Copy each line of the data below exactly, leaving out pictures.
****
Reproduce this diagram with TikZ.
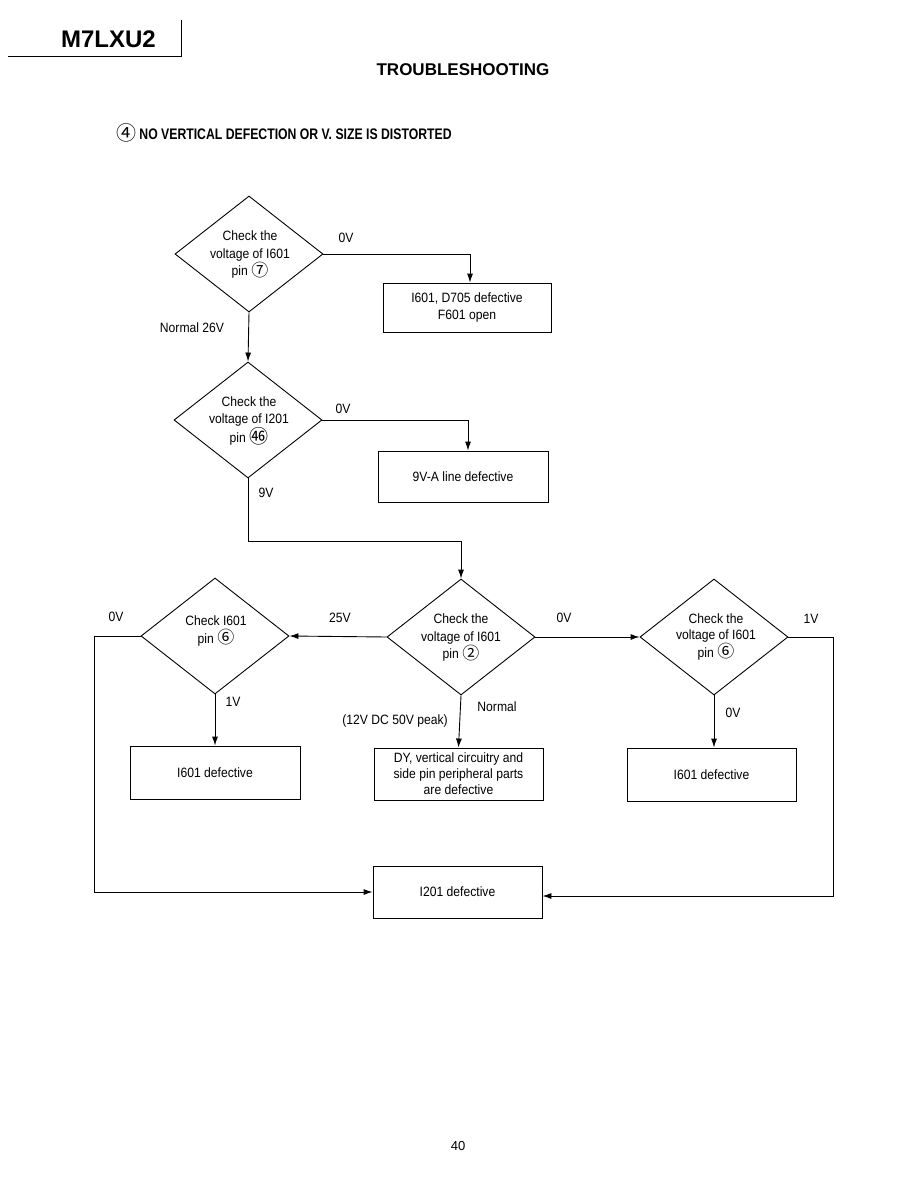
\documentclass[tikz,border=0pt]{standalone}
\usepackage{fontspec}
\setmainfont{Liberation Sans}
\newfontfamily\narrowfont[FakeStretch=0.9]{Liberation Sans}
\newfontfamily\narrowbold[FakeStretch=0.8]{Liberation Sans Bold}
\newfontfamily\cjkfont{Noto Sans CJK SC}
\usetikzlibrary{shapes.geometric,arrows.meta}
\newcommand\cnum[2][17]{\raisebox{-0.5pt}{\cjkfont\fontsize{#1}{13.5}\selectfont #2}}
\begin{document}
\begin{tikzpicture}[x=1pt,y=-1pt,
  line width=0.9pt,
  txtfont/.style={font=\narrowfont\fontsize{13.5}{17.5}\selectfont},
  dia/.style={draw,diamond,minimum width=148pt,minimum height=116pt,inner sep=0pt},
  dtxt/.style={txtfont,align=center,inner sep=0pt},
  box/.style={draw,txtfont,align=center,minimum width=169pt,minimum height=52pt,inner sep=1pt},
  lbl/.style={txtfont,inner sep=0pt},
  arr/.style={-{Latex[length=9pt,width=6pt]}}]
\useasboundingbox (0,0) rectangle (918,1188);
% header
\node[font=\bfseries\fontsize{24}{24}\selectfont,inner sep=0pt] (model) at (108.5,39) {M7LXU2};
\draw (8,56) -- (181,56) -- (181,20);
\node[font=\bfseries\fontsize{17}{17}\selectfont,inner sep=0pt] (title) at (463,70) {TROUBLESHOOTING};
\node[anchor=west,inner sep=0pt] (sub) at (116,132.5) {\raisebox{-1pt}{\cjkfont\fontsize{20}{16}\selectfont ④}\hspace{3pt}{\narrowbold\fontsize{15.3}{16}\selectfont NO VERTICAL DEFECTION OR V. SIZE IS DISTORTED}};
% diamonds
\node[dia] (d1) at (249,254) {};
\node[dtxt] (d1t) at (250,255) {Check the\\voltage of I601\\pin \cnum{⑦}};
\node[dia] (d2) at (248,420) {};
\node[dtxt] (d2t) at (249,421) {Check the\\voltage of I201\\pin \cnum[19]{㊻}};
\node[dia] (d3) at (461,637) {};
\node[dtxt] (d3t) at (461,638) {Check the\\voltage of I601\\pin \cnum{②}};
\node[dia] (dl) at (215,636) {};
\node[dtxt] (dlt) at (216,631) {Check I601\\pin \cnum{⑥}};
\node[dia] (dr) at (714,637) {};
\node[dtxt,font=\narrowfont\fontsize{13.5}{15.5}\selectfont] (drt) at (716,637) {Check the\\voltage of I601\\pin \cnum{⑥}};
% boxes
\node[box,minimum width=168pt,minimum height=49pt] (b1) at (467,307.5) {I601, D705 defective\\F601 open};
\node[box,minimum width=170pt,minimum height=51pt] (b2) at (463,476.5) {9V-A line defective};
\node[box,minimum width=170pt,minimum height=53pt] (bl) at (215,772.5) {I601 defective};
\node[box,font=\narrowfont\fontsize{13.5}{16}\selectfont] (bc) at (458.5,774) {DY, vertical circuitry and\\side pin peripheral parts\\are defective};
\node[box,minimum height=53pt] (br) at (711.5,774.5) {I601 defective};
\node[box] (b5) at (457.5,892) {I201 defective};
% labels
\node[lbl] (l1) at (346,238) {0V};
\node[lbl] (l2) at (192,328) {Normal 26V};
\node[lbl] (l3) at (343,409) {0V};
\node[lbl] (l4) at (266,493) {9V};
\node[lbl] (l5) at (340,618) {25V};
\node[lbl] (l6) at (564,618) {0V};
\node[lbl] (l7) at (116,617) {0V};
\node[lbl] (l8) at (811,619) {1V};
\node[lbl] (l9) at (233,702) {1V};
\node[lbl] (l10) at (497,707) {Normal};
\node[lbl] (l11) at (395,721) {(12V DC 50V peak)};
\node[lbl] (l12) at (733,713) {0V};
% connectors
\coordinate (c1) at (470,254);
\coordinate (c2) at (468,420);
\coordinate (cl) at (94,636);
\coordinate (cr) at (833,637);
\draw[arr] (d1.east) -- (c1) -- (c1 |- b1.north);
\draw[arr] (d1.south) -- (d2.north);
\draw[arr] (d2.east) -- (c2) -- (c2 |- b2.north);
\draw[arr] (d2.south) -- ++(0,63) -| (d3.north);
\draw[arr] (d3.west) -- (dl.east);
\draw[arr] (d3.east) -- (dr.west);
\draw[arr] (dl.south) -- (bl.north);
\draw[arr] (d3.south) -- (bc.north);
\draw[arr] (dr.south) -- (dr.south |- br.north);
\draw[arr] (dl.west) -- (cl) |- (b5.west);
\draw[arr] (dr.east) -- (cr) |- ([yshift=-4pt]b5.east);
% page number
\node[font=\fontsize{13}{13}\selectfont,inner sep=0pt] (page) at (458,1146) {40};
\end{tikzpicture}
\end{document}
****
Output for this exercise ->
Reproduce this diagram with TikZ.
\documentclass[tikz,border=0pt]{standalone}
\usepackage{fontspec}
\setmainfont{Liberation Sans}
\newfontfamily\narrowfont[FakeStretch=0.9]{Liberation Sans}
\newfontfamily\narrowbold[FakeStretch=0.8]{Liberation Sans Bold}
\newfontfamily\cjkfont{Noto Sans CJK SC}
\usetikzlibrary{shapes.geometric,arrows.meta}
\newcommand\cnum[2][17]{\raisebox{-0.5pt}{\cjkfont\fontsize{#1}{13.5}\selectfont #2}}
\begin{document}
\begin{tikzpicture}[x=1pt,y=-1pt,
  line width=0.9pt,
  txtfont/.style={font=\narrowfont\fontsize{13.5}{17.5}\selectfont},
  dia/.style={draw,diamond,minimum width=148pt,minimum height=116pt,inner sep=0pt},
  dtxt/.style={txtfont,align=center,inner sep=0pt},
  box/.style={draw,txtfont,align=center,minimum width=169pt,minimum height=52pt,inner sep=1pt},
  lbl/.style={txtfont,inner sep=0pt},
  arr/.style={-{Latex[length=9pt,width=6pt]}}]
\useasboundingbox (0,0) rectangle (918,1188);
% header
\node[font=\bfseries\fontsize{24}{24}\selectfont,inner sep=0pt] (model) at (108.5,39) {M7LXU2};
\draw (8,56) -- (181,56) -- (181,20);
\node[font=\bfseries\fontsize{17}{17}\selectfont,inner sep=0pt] (title) at (463,70) {TROUBLESHOOTING};
\node[anchor=west,inner sep=0pt] (sub) at (116,132.5) {\raisebox{-1pt}{\cjkfont\fontsize{20}{16}\selectfont ④}\hspace{3pt}{\narrowbold\fontsize{15.3}{16}\selectfont NO VERTICAL DEFECTION OR V. SIZE IS DISTORTED}};
% diamonds
\node[dia] (d1) at (249,254) {};
\node[dtxt] (d1t) at (250,255) {Check the\\voltage of I601\\pin \cnum{⑦}};
\node[dia] (d2) at (248,420) {};
\node[dtxt] (d2t) at (249,421) {Check the\\voltage of I201\\pin \cnum[19]{㊻}};
\node[dia] (d3) at (461,637) {};
\node[dtxt] (d3t) at (461,638) {Check the\\voltage of I601\\pin \cnum{②}};
\node[dia] (dl) at (215,636) {};
\node[dtxt] (dlt) at (216,631) {Check I601\\pin \cnum{⑥}};
\node[dia] (dr) at (714,637) {};
\node[dtxt,font=\narrowfont\fontsize{13.5}{15.5}\selectfont] (drt) at (716,637) {Check the\\voltage of I601\\pin \cnum{⑥}};
% boxes
\node[box,minimum width=168pt,minimum height=49pt] (b1) at (467,307.5) {I601, D705 defective\\F601 open};
\node[box,minimum width=170pt,minimum height=51pt] (b2) at (463,476.5) {9V-A line defective};
\node[box,minimum width=170pt,minimum height=53pt] (bl) at (215,772.5) {I601 defective};
\node[box,font=\narrowfont\fontsize{13.5}{16}\selectfont] (bc) at (458.5,774) {DY, vertical circuitry and\\side pin peripheral parts\\are defective};
\node[box,minimum height=53pt] (br) at (711.5,774.5) {I601 defective};
\node[box] (b5) at (457.5,892) {I201 defective};
% labels
\node[lbl] (l1) at (346,238) {0V};
\node[lbl] (l2) at (192,328) {Normal 26V};
\node[lbl] (l3) at (343,409) {0V};
\node[lbl] (l4) at (266,493) {9V};
\node[lbl] (l5) at (340,618) {25V};
\node[lbl] (l6) at (564,618) {0V};
\node[lbl] (l7) at (116,617) {0V};
\node[lbl] (l8) at (811,619) {1V};
\node[lbl] (l9) at (233,702) {1V};
\node[lbl] (l10) at (497,707) {Normal};
\node[lbl] (l11) at (395,721) {(12V DC 50V peak)};
\node[lbl] (l12) at (733,713) {0V};
% connectors
\coordinate (c1) at (470,254);
\coordinate (c2) at (468,420);
\coordinate (cl) at (94,636);
\coordinate (cr) at (833,637);
\draw[arr] (d1.east) -- (c1) -- (c1 |- b1.north);
\draw[arr] (d1.south) -- (d2.north);
\draw[arr] (d2.east) -- (c2) -- (c2 |- b2.north);
\draw[arr] (d2.south) -- ++(0,63) -| (d3.north);
\draw[arr] (d3.west) -- (dl.east);
\draw[arr] (d3.east) -- (dr.west);
\draw[arr] (dl.south) -- (bl.north);
\draw[arr] (d3.south) -- (bc.north);
\draw[arr] (dr.south) -- (dr.south |- br.north);
\draw[arr] (dl.west) -- (cl) |- (b5.west);
\draw[arr] (dr.east) -- (cr) |- ([yshift=-4pt]b5.east);
% page number
\node[font=\fontsize{13}{13}\selectfont,inner sep=0pt] (page) at (458,1146) {40};
\end{tikzpicture}
\end{document}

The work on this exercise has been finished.